Hundreds rally at state Capitol to end gay conversion therapy

Hundreds of people gathered Thursday at the Minnesota state Capitol to call on lawmakers to ban the controversial practice of gay conversion therapy, which some organizations still administer under the guise of health care or religious guidance. 

Similar bills have failed to take off in the Legislature before, though many gathered said Thursday's rally was an attempt to pressure lawmakers who have refused to hold a hearing on a series of similar bills in the past.

"It’s more a form of torture,"  said Sen. Scott Dibble, DFL-Minneapolis. "It’s ineffective, it’s extremely harmful and it’s destructive in people’s lives."

Conversion therapy often involves the use of counseling, hypnosis or even electric shocks in an attempt to change one’s sexual orientation or gender identity, and has been widely denounced by the medical community. 
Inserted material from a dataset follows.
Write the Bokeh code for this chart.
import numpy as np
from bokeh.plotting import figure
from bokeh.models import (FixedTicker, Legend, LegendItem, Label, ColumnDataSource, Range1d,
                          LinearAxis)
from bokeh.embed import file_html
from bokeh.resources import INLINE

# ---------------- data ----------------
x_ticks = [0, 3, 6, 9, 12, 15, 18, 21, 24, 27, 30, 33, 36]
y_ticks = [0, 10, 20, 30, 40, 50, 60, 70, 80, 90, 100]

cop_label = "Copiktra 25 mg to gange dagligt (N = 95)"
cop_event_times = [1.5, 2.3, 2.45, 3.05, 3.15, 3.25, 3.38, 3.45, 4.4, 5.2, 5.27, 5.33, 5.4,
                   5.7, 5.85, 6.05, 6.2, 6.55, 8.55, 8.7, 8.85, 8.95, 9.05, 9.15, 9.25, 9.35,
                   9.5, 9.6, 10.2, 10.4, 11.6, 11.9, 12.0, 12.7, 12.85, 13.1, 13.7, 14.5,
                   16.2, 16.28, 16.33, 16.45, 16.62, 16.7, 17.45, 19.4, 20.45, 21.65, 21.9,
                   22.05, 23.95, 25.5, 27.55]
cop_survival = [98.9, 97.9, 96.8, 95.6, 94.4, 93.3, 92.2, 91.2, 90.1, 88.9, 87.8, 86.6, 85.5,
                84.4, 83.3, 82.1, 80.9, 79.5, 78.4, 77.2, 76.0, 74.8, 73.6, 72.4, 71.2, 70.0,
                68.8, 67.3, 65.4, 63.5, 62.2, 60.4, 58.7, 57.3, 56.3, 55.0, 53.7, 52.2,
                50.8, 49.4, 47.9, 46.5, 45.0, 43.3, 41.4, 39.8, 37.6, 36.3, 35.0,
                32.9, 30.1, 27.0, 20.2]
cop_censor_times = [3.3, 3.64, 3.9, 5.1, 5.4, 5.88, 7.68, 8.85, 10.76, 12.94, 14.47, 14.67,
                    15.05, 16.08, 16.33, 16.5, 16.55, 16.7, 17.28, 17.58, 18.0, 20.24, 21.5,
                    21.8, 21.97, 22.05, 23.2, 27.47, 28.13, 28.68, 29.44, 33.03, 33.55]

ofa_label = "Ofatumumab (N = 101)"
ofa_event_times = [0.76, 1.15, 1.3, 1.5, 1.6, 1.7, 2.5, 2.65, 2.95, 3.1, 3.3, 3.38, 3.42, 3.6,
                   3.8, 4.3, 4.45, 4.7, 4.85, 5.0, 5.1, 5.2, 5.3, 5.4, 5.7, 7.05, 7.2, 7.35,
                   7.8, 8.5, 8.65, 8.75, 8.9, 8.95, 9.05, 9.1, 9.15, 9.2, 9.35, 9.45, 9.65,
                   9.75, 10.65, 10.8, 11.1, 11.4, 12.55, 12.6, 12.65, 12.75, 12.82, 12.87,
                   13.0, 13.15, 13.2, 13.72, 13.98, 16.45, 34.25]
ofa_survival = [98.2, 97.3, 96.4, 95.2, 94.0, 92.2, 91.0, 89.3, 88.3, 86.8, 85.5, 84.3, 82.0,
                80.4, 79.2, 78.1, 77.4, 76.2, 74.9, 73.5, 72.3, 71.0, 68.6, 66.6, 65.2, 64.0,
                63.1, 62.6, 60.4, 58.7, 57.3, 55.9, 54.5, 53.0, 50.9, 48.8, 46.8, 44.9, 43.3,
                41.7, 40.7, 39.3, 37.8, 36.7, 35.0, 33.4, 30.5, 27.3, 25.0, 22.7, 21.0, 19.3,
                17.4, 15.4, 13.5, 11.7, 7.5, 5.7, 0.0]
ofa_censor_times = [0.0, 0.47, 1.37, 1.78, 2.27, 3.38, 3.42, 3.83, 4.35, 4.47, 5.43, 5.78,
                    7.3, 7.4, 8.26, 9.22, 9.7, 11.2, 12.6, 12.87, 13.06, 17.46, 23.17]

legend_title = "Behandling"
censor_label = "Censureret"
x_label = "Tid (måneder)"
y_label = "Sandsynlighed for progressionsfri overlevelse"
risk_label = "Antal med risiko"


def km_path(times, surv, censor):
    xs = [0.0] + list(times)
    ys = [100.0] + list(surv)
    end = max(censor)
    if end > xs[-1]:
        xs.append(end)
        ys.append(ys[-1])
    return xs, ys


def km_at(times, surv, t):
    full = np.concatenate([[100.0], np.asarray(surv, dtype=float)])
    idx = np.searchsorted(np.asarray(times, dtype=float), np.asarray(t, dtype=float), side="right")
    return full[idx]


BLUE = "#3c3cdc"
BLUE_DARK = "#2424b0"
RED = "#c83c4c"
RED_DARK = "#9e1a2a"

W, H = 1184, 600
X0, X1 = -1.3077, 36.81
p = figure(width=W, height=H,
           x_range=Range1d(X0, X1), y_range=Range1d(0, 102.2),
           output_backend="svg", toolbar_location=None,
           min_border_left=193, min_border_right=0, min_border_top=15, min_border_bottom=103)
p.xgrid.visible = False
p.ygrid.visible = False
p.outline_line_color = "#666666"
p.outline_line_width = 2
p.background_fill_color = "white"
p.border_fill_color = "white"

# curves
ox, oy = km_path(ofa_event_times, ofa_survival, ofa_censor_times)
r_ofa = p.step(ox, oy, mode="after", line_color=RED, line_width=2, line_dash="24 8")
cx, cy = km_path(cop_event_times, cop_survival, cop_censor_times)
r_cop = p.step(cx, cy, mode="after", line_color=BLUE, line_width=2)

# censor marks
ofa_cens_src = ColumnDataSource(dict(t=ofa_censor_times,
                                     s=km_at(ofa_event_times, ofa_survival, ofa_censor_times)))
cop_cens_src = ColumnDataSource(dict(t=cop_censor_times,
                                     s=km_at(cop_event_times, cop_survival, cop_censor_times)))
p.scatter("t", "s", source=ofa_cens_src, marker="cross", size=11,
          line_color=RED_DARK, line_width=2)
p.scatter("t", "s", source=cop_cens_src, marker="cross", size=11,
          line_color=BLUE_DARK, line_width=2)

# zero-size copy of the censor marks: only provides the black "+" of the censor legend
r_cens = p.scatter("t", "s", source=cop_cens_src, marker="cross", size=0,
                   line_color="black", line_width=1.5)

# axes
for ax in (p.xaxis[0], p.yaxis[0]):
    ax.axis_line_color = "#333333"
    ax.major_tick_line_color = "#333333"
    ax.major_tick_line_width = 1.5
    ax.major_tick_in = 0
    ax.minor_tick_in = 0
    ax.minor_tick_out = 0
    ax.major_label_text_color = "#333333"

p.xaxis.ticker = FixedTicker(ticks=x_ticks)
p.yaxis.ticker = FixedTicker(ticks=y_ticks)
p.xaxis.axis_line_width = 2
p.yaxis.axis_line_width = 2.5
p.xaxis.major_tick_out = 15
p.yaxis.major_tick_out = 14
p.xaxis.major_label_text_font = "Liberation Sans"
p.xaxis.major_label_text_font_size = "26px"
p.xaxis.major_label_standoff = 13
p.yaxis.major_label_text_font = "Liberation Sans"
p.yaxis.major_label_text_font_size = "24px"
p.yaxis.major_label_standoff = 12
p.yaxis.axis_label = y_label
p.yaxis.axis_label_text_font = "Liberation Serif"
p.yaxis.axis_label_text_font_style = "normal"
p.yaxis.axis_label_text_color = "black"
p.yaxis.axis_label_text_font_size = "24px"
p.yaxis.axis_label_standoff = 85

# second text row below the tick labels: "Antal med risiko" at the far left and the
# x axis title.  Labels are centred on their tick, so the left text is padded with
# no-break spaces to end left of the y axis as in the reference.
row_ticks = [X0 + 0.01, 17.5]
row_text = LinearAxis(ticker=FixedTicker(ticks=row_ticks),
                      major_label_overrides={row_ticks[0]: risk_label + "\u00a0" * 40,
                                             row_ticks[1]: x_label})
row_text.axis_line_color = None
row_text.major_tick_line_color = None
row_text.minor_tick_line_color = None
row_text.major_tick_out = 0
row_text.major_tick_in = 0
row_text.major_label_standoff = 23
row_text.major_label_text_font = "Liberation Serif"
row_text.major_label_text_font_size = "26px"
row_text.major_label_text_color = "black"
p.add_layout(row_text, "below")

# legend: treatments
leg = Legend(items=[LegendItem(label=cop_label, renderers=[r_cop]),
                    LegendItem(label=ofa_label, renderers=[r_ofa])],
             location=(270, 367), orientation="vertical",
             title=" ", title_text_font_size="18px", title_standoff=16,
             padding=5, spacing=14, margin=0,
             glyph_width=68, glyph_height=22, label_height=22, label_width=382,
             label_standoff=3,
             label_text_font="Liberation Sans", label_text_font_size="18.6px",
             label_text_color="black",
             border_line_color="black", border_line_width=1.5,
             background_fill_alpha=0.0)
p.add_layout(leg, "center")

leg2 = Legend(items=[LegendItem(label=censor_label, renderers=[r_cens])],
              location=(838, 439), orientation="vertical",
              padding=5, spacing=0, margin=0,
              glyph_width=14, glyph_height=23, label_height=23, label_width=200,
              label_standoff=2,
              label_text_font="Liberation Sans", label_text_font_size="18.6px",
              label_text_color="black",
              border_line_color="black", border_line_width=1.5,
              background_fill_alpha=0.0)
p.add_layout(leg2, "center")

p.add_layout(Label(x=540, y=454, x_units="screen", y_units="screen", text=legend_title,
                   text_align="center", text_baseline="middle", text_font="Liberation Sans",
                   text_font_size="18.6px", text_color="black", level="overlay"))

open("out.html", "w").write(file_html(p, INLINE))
It's a practice familiar to Jeffry Ford, who was married with two children when he decided to undergo the therapy, enduring years of mental and physical suffering before coming to terms with his homosexuality.
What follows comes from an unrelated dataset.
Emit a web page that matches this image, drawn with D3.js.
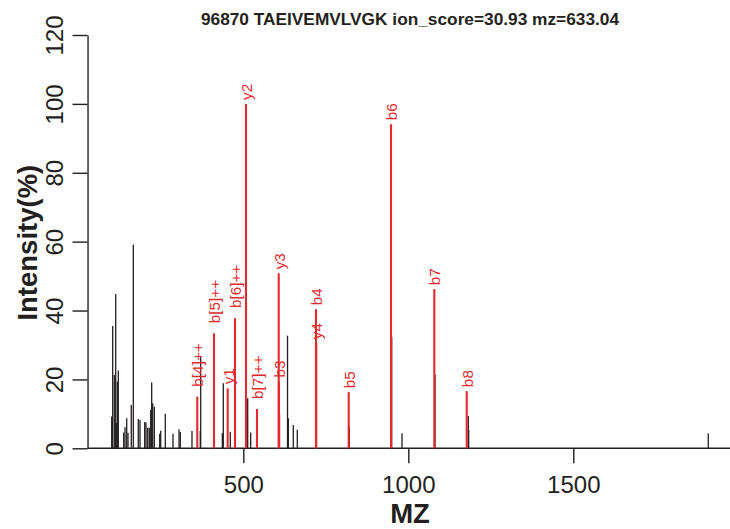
<!DOCTYPE html>
<html>
<head>
<meta charset="utf-8">
<script src="https://cdn.jsdelivr.net/npm/d3@7"></script>
<style>
  html, body { margin: 0; padding: 0; background: #ffffff; }
  svg { display: block; }
  text { font-family: "Liberation Sans", Arial, sans-serif; }
</style>
</head>
<body>
<svg id="chart" width="730" height="529"></svg>
<script>
// ---- data ----
const titleText = "96870 TAEIVEMVLVGK ion_score=30.93 mz=633.04";
const xTicks = [500, 1000, 1500];
const yTicks = [0, 20, 40, 60, 80, 100, 120];
const xLimits = [28, 1981];

// unmatched (black) peaks
const peakMz = [101.2, 104.2, 109.1, 113.3, 115.2, 118.2, 121.2, 137.6, 141.5, 146.7,
  150.6, 160.6, 166.7, 181.8, 187.0, 201.2, 205.2, 210.3, 215.2, 219.4,
  222.4, 225.5, 230.3, 246.7, 249.7, 263.6, 287.0, 305.2, 309.1, 344.5,
  369.7, 370.9, 436.4, 439.4, 460.6, 513.3, 522.4, 609.8, 634.0, 636.4,
  651.5, 663.6, 821.2, 949.7, 980.9, 1080.9, 1181.8, 1183.0, 1909.0];
const peakIntensity = [9.2, 35.5, 21.3, 44.8, 7.3, 19.4, 22.6, 4.6, 6.1, 8.7,
  4.5, 12.6, 59.2, 8.5, 8.2, 7.6, 7.5, 6.0, 6.0, 11.1,
  19.1, 13.1, 12.1, 4.2, 5.1, 10.0, 4.2, 5.5, 4.7, 5.0,
  5.0, 26.4, 4.4, 18.9, 4.8, 14.5, 4.6, 9.6, 32.7, 8.7,
  6.8, 5.4, 6.3, 32.4, 4.4, 21.3, 9.4, 5.3, 4.4];

// matched (red) fragment ions
const ionLabels = ["b[4]++", "b[5]++", "y1", "b[6]++", "y2", "b[7]++", "b3", "y3", "y4", "b4", "b5", "b6", "b7", "b8"];
const ionMz = [360.6, 411.2, 452.7, 474.8, 508.2, 541.5, 608.0, 607.3, 721.0, 720.3, 819.4, 947.6, 1078.8, 1177.0];
const ionIntensity = [15.0, 33.4, 17.4, 37.8, 100.0, 11.4, 19.4, 50.8, 30.5, 40.4, 16.3, 94.1, 46.2, 16.6];

// ---- drawing ----
const svg = d3.select("#chart");
const ink = "#231f20";
const red = "#e4292d";

const x = d3.scaleLinear().domain([0, 2000]).range([78.3, 738.3]);
const y = d3.scaleLinear().domain([0, 120]).range([448.3, 35]);

// title
svg.append("text")
  .attr("x", 410).attr("y", 25)
  .attr("text-anchor", "middle")
  .attr("font-weight", "bold")
  .attr("font-size", 17.3)
  .attr("fill", ink)
  .text(titleText);

// zero baseline
svg.append("line")
  .attr("x1", x(xLimits[0])).attr("x2", x(xLimits[1]))
  .attr("y1", y(0)).attr("y2", y(0))
  .attr("stroke", ink).attr("stroke-width", 1.4);

// black peaks
const blackPeaks = peakMz.map((m, i) => ({ mz: m, v: peakIntensity[i] }));
svg.append("g").selectAll("line").data(blackPeaks).join("line")
  .attr("x1", d => x(d.mz)).attr("x2", d => x(d.mz))
  .attr("y1", y(0)).attr("y2", d => y(d.v))
  .attr("stroke", ink).attr("stroke-width", 1.3);

// red peaks
const ions = ionLabels.map((l, i) => ({ label: l, mz: ionMz[i], v: ionIntensity[i] }));
svg.append("g").selectAll("line").data(ions).join("line")
  .attr("x1", d => x(d.mz)).attr("x2", d => x(d.mz))
  .attr("y1", y(0)).attr("y2", d => y(d.v))
  .attr("stroke", red).attr("stroke-width", 2.1);

// red labels (doubly charged labels sit a little higher)
svg.append("g").selectAll("text").data(ions).join("text")
  .attr("transform", d => `translate(${x(d.mz)},${y(d.v) - (d.label.includes("++") ? 10 : 4)}) rotate(-90)`)
  .attr("dy", "0.4em")
  .attr("text-anchor", "start")
  .attr("font-size", 15.3)
  .attr("fill", red)
  .text(d => d.label);

// x axis
const gx = svg.append("g")
  .attr("transform", `translate(0,${y(0)})`)
  .call(d3.axisBottom(x).tickValues(xTicks).tickSize(15).tickFormat(d3.format("d")));
gx.select(".domain").remove();
gx.selectAll(".tick line").attr("stroke", ink).attr("stroke-width", 1.4);
gx.selectAll(".tick text")
  .attr("fill", ink)
  .attr("font-size", 24)
  .attr("font-family", "Liberation Sans, Arial, sans-serif")
  .attr("y", 0).attr("dy", 0)
  .attr("transform", "translate(0,44.4)");

// y axis
const gy = svg.append("g")
  .attr("transform", `translate(${x(xLimits[0])},0)`)
  .call(d3.axisLeft(y).tickValues(yTicks).tickSize(15).tickSizeOuter(0));
gy.select(".domain").attr("stroke", ink).attr("stroke-width", 1.4);
gy.selectAll(".tick line").attr("stroke", ink).attr("stroke-width", 1.4);
gy.selectAll(".tick text")
  .attr("fill", ink)
  .attr("font-size", 24)
  .attr("font-family", "Liberation Sans, Arial, sans-serif")
  .attr("x", 0).attr("dy", 0)
  .attr("text-anchor", "middle")
  .attr("transform", "translate(-24.2,0) rotate(-90)");

// axis titles
svg.append("text")
  .attr("x", 410).attr("y", 523)
  .attr("text-anchor", "middle")
  .attr("font-weight", "bold")
  .attr("font-size", 27.5)
  .attr("fill", ink)
  .text("MZ");

svg.append("text")
  .attr("transform", `translate(37,${(y(0) + y(120)) / 2 + 1}) rotate(-90)`)
  .attr("text-anchor", "middle")
  .attr("font-weight", "bold")
  .attr("font-size", 27.5)
  .attr("fill", ink)
  .text("Intensity(%)");
</script>
</body>
</html>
"When someone in a position of power--like a therapist--[says those things], people believe that stuff," he said at the rally Thursday. "And so I need to come out and say, it’s not true. It’s dangerous and you can’t allow it. And this legislation needs to go through."
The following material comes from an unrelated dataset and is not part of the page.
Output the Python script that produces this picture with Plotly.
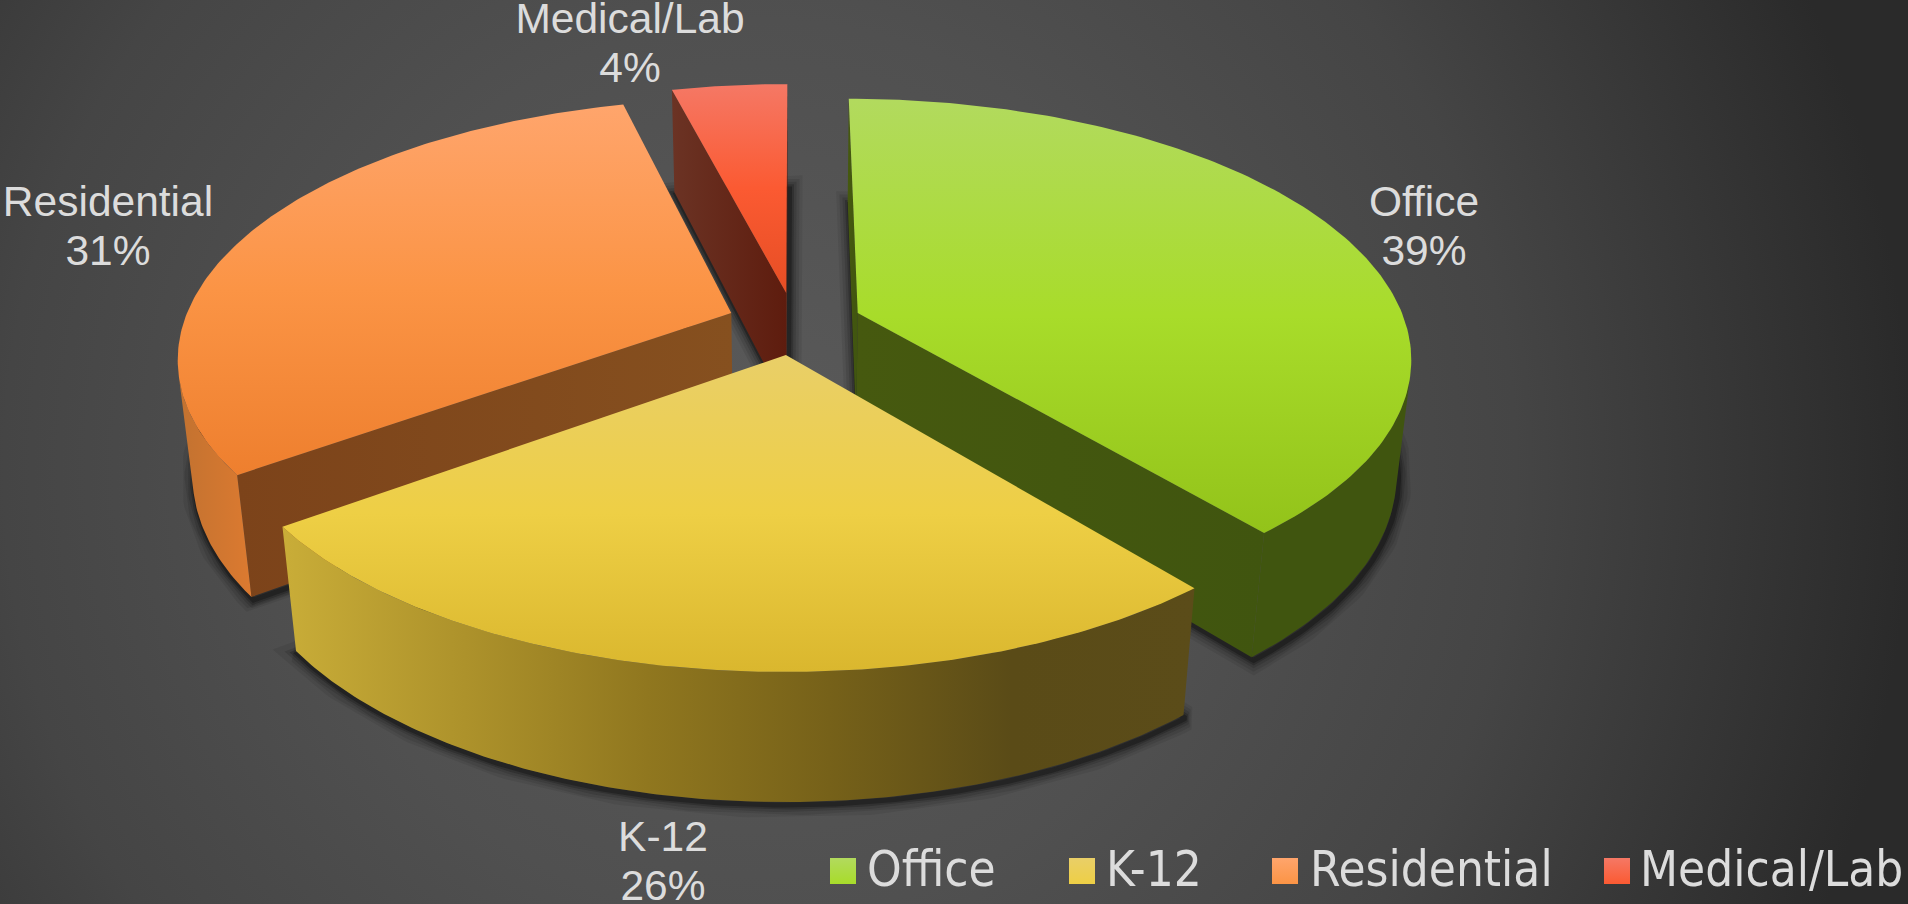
import numpy as np
import plotly.graph_objects as go

# ---- chart data ----
categories = ["Office", "K-12", "Residential", "Medical/Lab"]
shares = [39, 26, 31, 4]

# ---- styling ----
W, H = 1908, 904
TOP_STOPS = {
    "Office": ["#b2da5e", "#a8dc2a", "#93c31a"],
    "K-12": ["#e9cf68", "#eecf45", "#dab72e"],
    "Residential": ["#ffa56c", "#fb9445", "#ee7f2e"],
    "Medical/Lab": ["#f57865", "#fb5a32", "#e64e24"],
}
WALL_STOPS = {
    "Office": ["#40550f", "#40550f"],
    "K-12": ["#c9ad38", "#ad922b", "#90771f", "#766119", "#5a4b17", "#5b4c19"],
    "Residential": ["#c27230", "#dc7a30"],
    "Medical/Lab": ["#6b3324", "#5e1c0e"],
}
CUT_STOPS = {
    "Office": ["#46590f", "#40550f"],
    "K-12": ["#5b4c19", "#5b4c19"],
    "Residential": ["#7c431a", "#86501f"],
    "Medical/Lab": ["#6b3324", "#5e1c0e"],
}
DRAW_ORDER = ["Medical/Lab", "Office", "Residential", "K-12"]
LABEL_POS = {
    "Office": (1424, 205, 254),
    "K-12": (663, 840, 889),
    "Residential": (108, 205, 254),
    "Medical/Lab": (630, 22, 71),
}
LEGEND_MARK_X = {"Office": 843, "K-12": 1082, "Residential": 1285, "Medical/Lab": 1617}
LEGEND_TEXT_X = {"Office": 867, "K-12": 1106, "Residential": 1310, "Medical/Lab": 1640}
LEGEND_Y = 871
LEGEND_TEXT_Y = 874
LABEL_COLOR = "#dcdcdc"

# ---- 3-D pie camera model ----
CX, CY, SX, SY, K_PERSP, DEPTH, M_PERSP, EXPLODE = 794.5, 323.4, 548, 252.8, 0.1656, 117.4, 0.024, 0.1234


def project(px, py, down=0.0):
    w = 1 + K_PERSP * py + M_PERSP * down
    return CX + SX * px / w, CY - (SY * py - DEPTH * down) / w


def scale(colors):
    n = len(colors) - 1
    return [[i / n, c] for i, c in enumerate(colors)]


def poly(fig, xs, ys, colors, kind):
    xs, ys = np.asarray(xs), np.asarray(ys)
    if kind == "vertical":
        start, stop = float(ys.min()), float(ys.max())
    else:
        start, stop = float(xs.min()), float(xs.max())
    fig.add_trace(go.Scatter(
        x=xs, y=ys, mode="lines", fill="toself", line=dict(width=0),
        fillgradient=dict(type=kind, colorscale=scale(colors), start=start, stop=stop),
        hoverinfo="skip", showlegend=False,
    ))


def signed_area(xs, ys):
    return 0.5 * sum(xs[i] * ys[(i + 1) % len(xs)] - xs[(i + 1) % len(xs)] * ys[i] for i in range(len(xs)))


fig = go.Figure()

# background
R = 1200
BGX, BGY = 760, 470
fig.add_trace(go.Scatter(
    x=[BGX - R, BGX + R, BGX + R, BGX - R, BGX - R],
    y=[BGY - R, BGY - R, BGY + R, BGY + R, BGY - R],
    mode="lines", fill="toself", line=dict(width=0),
    fillgradient=dict(type="radial", colorscale=[
        [0, "#5a5a5a"], [0.375, "#505050"], [0.63, "#454545"], [0.96, "#2a2a2a"], [1, "#2a2a2a"]]),
    hoverinfo="skip", showlegend=False,
))

# slices from the values
total = sum(shares)
edges = np.concatenate([[0], np.cumsum(shares)]) / total * 2 * np.pi
geom = {name: (a0, a1) for name, a0, a1 in zip(categories, edges[:-1], edges[1:])}

for name in DRAW_ORDER:
    a0, a1 = geom[name]
    mid = (a0 + a1) / 2
    ox, oy = EXPLODE * np.sin(mid), EXPLODE * np.cos(mid)
    th = np.linspace(a0, a1, 160)
    ax, ay = ox + np.sin(th), oy + np.cos(th)

    top_x, top_y = project(np.r_[ox, ax, ox], np.r_[oy, ay, oy])
    bot_x, bot_y = project(np.r_[ox, ax, ox], np.r_[oy, ay, oy], 1.0)

    # soft contact shadow round the bottom face
    for width, alpha in [(26, 0.07), (20, 0.09), (14, 0.13), (9, 0.2), (5, 0.3)]:
        fig.add_trace(go.Scatter(
            x=bot_x + 2, y=bot_y + 3, mode="lines",
            line=dict(color=f"rgba(5,5,5,{alpha})", width=width),
            hoverinfo="skip", showlegend=False,
        ))

    # radial cut faces that look towards the viewer
    for a, sign in ((a0, -1), (a1, 1)):
        ex, ey = ox + np.sin(a), oy + np.cos(a)
        t0x, t0y = project(ox, oy)
        t1x, t1y = project(ex, ey)
        b0x, b0y = project(ox, oy, 1.0)
        b1x, b1y = project(ex, ey, 1.0)
        qx, qy = [t0x, t1x, b1x, b0x], [t0y, t1y, b1y, b0y]
        if signed_area(qx, qy) * sign > 1:
            poly(fig, qx + qx[:1], qy + qy[:1], CUT_STOPS[name], "horizontal")

    # outer wall: only the part of the rim that faces the viewer
    wt_x, wt_y = project(ax, ay)
    wb_x, wb_y = project(ax, ay, 1.0)
    tx, ty = np.gradient(wt_x), np.gradient(wt_y)
    vx, vy = wb_x - wt_x, wb_y - wt_y
    front = tx * vy - ty * vx < 0
    if front.sum() > 1:
        fx, fy = wt_x[front], wt_y[front]
        gx, gy = wb_x[front], wb_y[front]
        poly(fig, np.r_[fx, gx[::-1], fx[0]], np.r_[fy, gy[::-1], fy[0]], WALL_STOPS[name], "horizontal")

    # top face
    poly(fig, top_x, top_y, TOP_STOPS[name], "vertical")

# data labels
for name, value in zip(categories, shares):
    lx, ly1, ly2 = LABEL_POS[name]
    fig.add_trace(go.Scatter(
        x=[lx, lx], y=[ly1, ly2], mode="text", text=[name, f"{value}%"],
        textposition="middle center",
        textfont=dict(family="Liberation Sans", size=42.5, color=LABEL_COLOR),
        hoverinfo="skip", showlegend=False, cliponaxis=False,
    ))

# legend
for name in categories:
    stops = TOP_STOPS[name]
    fig.add_trace(go.Scatter(
        x=[LEGEND_MARK_X[name]], y=[LEGEND_Y], mode="markers",
        marker=dict(symbol="square", size=26, color=stops[0], line=dict(width=0),
                    gradient=dict(type="vertical", color=stops[1])),
        hoverinfo="skip", showlegend=False,
    ))
    fig.add_trace(go.Scatter(
        x=[LEGEND_TEXT_X[name]], y=[LEGEND_TEXT_Y], mode="text", text=[name],
        textposition="middle right",
        textfont=dict(family="DejaVu Sans Condensed, DejaVu Sans", size=49, color=LABEL_COLOR),
        hoverinfo="skip", showlegend=False, cliponaxis=False,
    ))

fig.update_layout(
    width=W, height=H, margin=dict(l=0, r=0, t=0, b=0),
    paper_bgcolor="#444444", plot_bgcolor="#444444", showlegend=False,
    xaxis=dict(range=[0, W], visible=False, fixedrange=True),
    yaxis=dict(range=[H, 0], visible=False, fixedrange=True),
)
fig.write_html("out.html", config=dict(displayModeBar=False),
               post_script="document.body.style.margin='0';document.body.style.overflow='hidden';")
The bill in question would ban the practice on vulnerable adults and on anyone under the age of 18, a measure proponents say would reduce depression, drug abuse and suicide within the LGBTQ community. 

Only a handful of other states have enacted similar legislation.

"We’re at the beginning of a world where you can be gay and Christian, and can raise kids," Ford said. "[You can] have a family and not have to go through shock therapy and other kinds of conversion therapies."